- _DIRECTIONS_
Omit the pictures and print exactly the lines of the listing below, starting at the first and ending at the line containing "const lineNames = ['Cracking".

- _GIVEN MATERIAL_
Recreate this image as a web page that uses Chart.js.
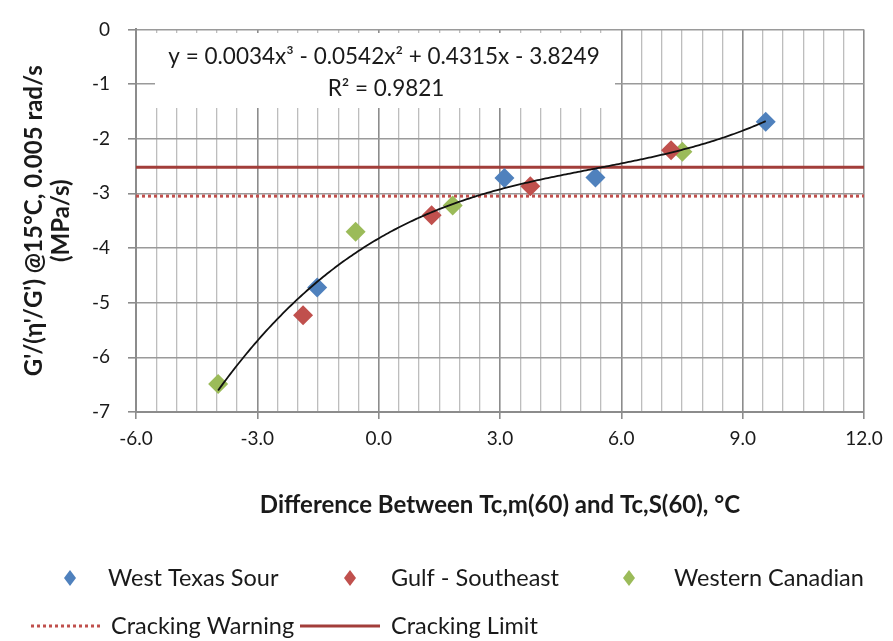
<!DOCTYPE html>
<html>
<head>
<meta charset="utf-8">
<script src="https://cdn.jsdelivr.net/npm/chart.js@4"></script>
<style>
  html, body { margin: 0; padding: 0; background: #ffffff; }
  #wrap { width: 893px; height: 641px; }
</style>
</head>
<body>
<div id="wrap"><canvas id="chart" width="893" height="641"></canvas></div>
<script>
// Difference between Tc,m(60) and Tc,S(60) (°C) against log G'/(η'/G') for each crude source
const westTexasX = [-1.52, 3.11, 5.36, 9.57];
const westTexasY = [-4.72, -2.72, -2.71, -1.69];
const gulfX = [-1.87, 1.31, 3.75, 7.23];
const gulfY = [-5.23, -3.40, -2.87, -2.21];
const canadianX = [-3.97, -0.57, 1.83, 7.51];
const canadianY = [-6.49, -3.70, -3.22, -2.24];

// Cracking thresholds (log MPa/s)
const crackingWarning = -3.05;
const crackingLimit = -2.52;

// Cubic trendline fitted to all points, highest power first
const trendCoefficients = [0.0034, -0.0542, 0.4315, -3.8249];
const rSquared = 0.9821;

// Axis ranges
const xRange = [-6, 12];
const yRange = [-7, 0];
const xLabelEvery = 3;

const seriesNames = ['West Texas Sour', 'Gulf - Southeast', 'Western Canadian'];
const lineNames = ['Cracking Warning', 'Cracking Limit'];

const FONT = 'Lato, "Open Sans", sans-serif';
const BLUE = '#4f81bd', RED = '#c0504d', GREEN = '#9bbb59';
const LIMIT_RED = '#a23e3a';

const toPoints = (xs, ys) => xs.map((x, i) => ({ x, y: ys[i] }));

function trendValue(x) {
  const [a, b, c, d] = trendCoefficients;
  return a * x * x * x + b * x * x + c * x + d;
}

// Trendline spans the range of the fitted points
const allX = westTexasX.concat(gulfX, canadianX);
const trendMin = Math.min(...allX), trendMax = Math.max(...allX);
const trendPoints = [];
for (let x = trendMin; x < trendMax; x += 0.05) trendPoints.push({ x, y: trendValue(x) });
trendPoints.push({ x: trendMax, y: trendValue(trendMax) });

function equationText() {
  const [a, b, c, d] = trendCoefficients;
  const term = (v, s, first) => (first ? (v < 0 ? '-' : '') : (v < 0 ? ' - ' : ' + ')) + Math.abs(v).toFixed(4) + s;
  return 'y = ' + term(a, 'x\u00b3', true) + term(b, 'x\u00b2') + term(c, 'x') + term(d, '');
}

// White label box with the trendline equation
const equationPlugin = {
  id: 'equationBox',
  beforeDatasetsDraw(chart) {
    const ctx = chart.ctx;
    ctx.save();
    ctx.fillStyle = '#ffffff';
    ctx.fillRect(155, 33, 460, 75);
    ctx.fillStyle = '#1a1a1a';
    ctx.font = '22.5px ' + FONT;
    ctx.textAlign = 'center';
    ctx.textBaseline = 'middle';
    ctx.fillText(equationText(), 384, 57);
    ctx.fillText('R\u00b2 = ' + rSquared.toFixed(4), 386, 89);
    ctx.restore();
  }
};

// Two-row legend under the axis title
const legendPlugin = {
  id: 'twoRowLegend',
  afterDraw(chart) {
    const ctx = chart.ctx;
    const ds = chart.data.datasets;
    ctx.save();
    ctx.font = '23.5px ' + FONT;
    ctx.textBaseline = 'middle';
    ctx.textAlign = 'left';
    const row1 = [
      { i: 2, mx: 70, tx: 108 },
      { i: 3, mx: 350, tx: 391 },
      { i: 4, mx: 629, tx: 674 }
    ];
    row1.forEach(it => {
      const d = ds[it.i];
      const y = 578, r = 8;
      ctx.fillStyle = d.backgroundColor;
      ctx.beginPath();
      ctx.moveTo(it.mx, y - r);
      ctx.lineTo(it.mx + r * 0.75, y);
      ctx.lineTo(it.mx, y + r);
      ctx.lineTo(it.mx - r * 0.75, y);
      ctx.closePath();
      ctx.fill();
      ctx.fillStyle = '#1a1a1a';
      ctx.fillText(d.label, it.tx, y);
    });
    const row2 = [
      { i: 0, x0: 31, x1: 100, tx: 111 },
      { i: 1, x0: 300, x1: 380, tx: 391 }
    ];
    row2.forEach(it => {
      const d = ds[it.i];
      const y = 626;
      ctx.strokeStyle = d.borderColor;
      ctx.lineWidth = d.borderWidth;
      ctx.setLineDash(d.borderDash || []);
      ctx.beginPath();
      ctx.moveTo(it.x0, y);
      ctx.lineTo(it.x1, y);
      ctx.stroke();
      ctx.setLineDash([]);
      ctx.fillStyle = '#1a1a1a';
      ctx.fillText(d.label, it.tx, y);
    });
    ctx.restore();
  }
};

const flatLine = v => [{ x: xRange[0], y: v }, { x: xRange[1], y: v }];

const isMajorX = v => Math.abs(v / xLabelEvery - Math.round(v / xLabelEvery)) < 1e-9;

new Chart(document.getElementById('chart'), {
  type: 'scatter',
  data: {
    datasets: [
      {
        label: lineNames[0], data: flatLine(crackingWarning), showLine: true,
        borderColor: RED, borderWidth: 3, borderDash: [3, 3], pointRadius: 0, order: 3
      },
      {
        label: lineNames[1], data: flatLine(crackingLimit), showLine: true,
        borderColor: LIMIT_RED, borderWidth: 3, pointRadius: 0, order: 3
      },
      {
        label: seriesNames[0], data: toPoints(westTexasX, westTexasY),
        backgroundColor: BLUE, borderColor: BLUE, pointStyle: 'rectRot', pointRadius: 10, borderWidth: 0, order: 2
      },
      {
        label: seriesNames[1], data: toPoints(gulfX, gulfY),
        backgroundColor: RED, borderColor: RED, pointStyle: 'rectRot', pointRadius: 10, borderWidth: 0, order: 2
      },
      {
        label: seriesNames[2], data: toPoints(canadianX, canadianY),
        backgroundColor: GREEN, borderColor: GREEN, pointStyle: 'rectRot', pointRadius: 10, borderWidth: 0, order: 2
      },
      {
        label: 'Poly. trend', data: trendPoints, showLine: true,
        borderColor: '#111111', borderWidth: 1.8, pointRadius: 0, order: 1
      }
    ]
  },
  options: {
    responsive: false,
    animation: false,
    devicePixelRatio: 1,
    layout: { padding: { left: 0, right: 29, top: 15, bottom: 120 } },
    plugins: {
      legend: { display: false },
      tooltip: { enabled: false }
    },
    scales: {
      x: {
        type: 'linear',
        min: xRange[0], max: xRange[1],
        afterFit: s => { s.height = 109; },
        ticks: {
          stepSize: 0.5, autoSkip: false, maxRotation: 0, padding: 8,
          color: '#1a1a1a', font: { family: FONT, size: 19 },
          callback: v => (isMajorX(v) ? Number(v).toFixed(1) : '')
        },
        grid: {
          color: c => (isMajorX(c.tick.value) ? '#8c8c8c' : '#bdbdbd'),
          lineWidth: c => (isMajorX(c.tick.value) ? 1.6 : 1.3),
          tickLength: 7,
          tickColor: c => (isMajorX(c.tick.value) ? '#8c8c8c' : 'rgba(0,0,0,0)')
        },
        border: { color: '#8c8c8c', width: 2 },
        title: {
          display: true,
          text: 'Difference Between Tc,m(60) and Tc,S(60), \u00b0C',
          color: '#1a1a1a', font: { family: FONT, size: 24, weight: 'bold' },
          padding: { top: 0, bottom: 1 }
        }
      },
      y: {
        type: 'linear',
        min: yRange[0], max: yRange[1],
        afterFit: s => { s.width = 136; },
        ticks: {
          stepSize: 1, padding: 18,
          color: '#1a1a1a', font: { family: FONT, size: 19 }
        },
        grid: { color: '#9a9a9a', lineWidth: 1.6, tickLength: 8, tickColor: '#8c8c8c' },
        border: { color: '#8c8c8c', width: 2 },
        title: {
          display: true,
          text: ["G'/(\u03b7'/G') @15\u00b0C, 0.005 rad/s", '(MPa/s)'],
          color: '#1a1a1a', font: { family: FONT, size: 24, weight: 'bold', lineHeight: 1.12 },
          padding: { top: 21, bottom: 0 }
        }
      }
    }
  },
  plugins: [equationPlugin, legendPlugin]
});
</script>
</body>
</html>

- _FINISHED EXERCISE_
Recreate this image as a web page that uses Chart.js.
<!DOCTYPE html>
<html>
<head>
<meta charset="utf-8">
<script src="https://cdn.jsdelivr.net/npm/chart.js@4"></script>
<style>
  html, body { margin: 0; padding: 0; background: #ffffff; }
  #wrap { width: 893px; height: 641px; }
</style>
</head>
<body>
<div id="wrap"><canvas id="chart" width="893" height="641"></canvas></div>
<script>
// Difference between Tc,m(60) and Tc,S(60) (°C) against log G'/(η'/G') for each crude source
const westTexasX = [-1.52, 3.11, 5.36, 9.57];
const westTexasY = [-4.72, -2.72, -2.71, -1.69];
const gulfX = [-1.87, 1.31, 3.75, 7.23];
const gulfY = [-5.23, -3.40, -2.87, -2.21];
const canadianX = [-3.97, -0.57, 1.83, 7.51];
const canadianY = [-6.49, -3.70, -3.22, -2.24];

// Cracking thresholds (log MPa/s)
const crackingWarning = -3.05;
const crackingLimit = -2.52;

// Cubic trendline fitted to all points, highest power first
const trendCoefficients = [0.0034, -0.0542, 0.4315, -3.8249];
const rSquared = 0.9821;

// Axis ranges
const xRange = [-6, 12];
const yRange = [-7, 0];
const xLabelEvery = 3;

const seriesNames = ['West Texas Sour', 'Gulf - Southeast', 'Western Canadian'];
const lineNames = ['Cracking Warning', 'Cracking Limit'];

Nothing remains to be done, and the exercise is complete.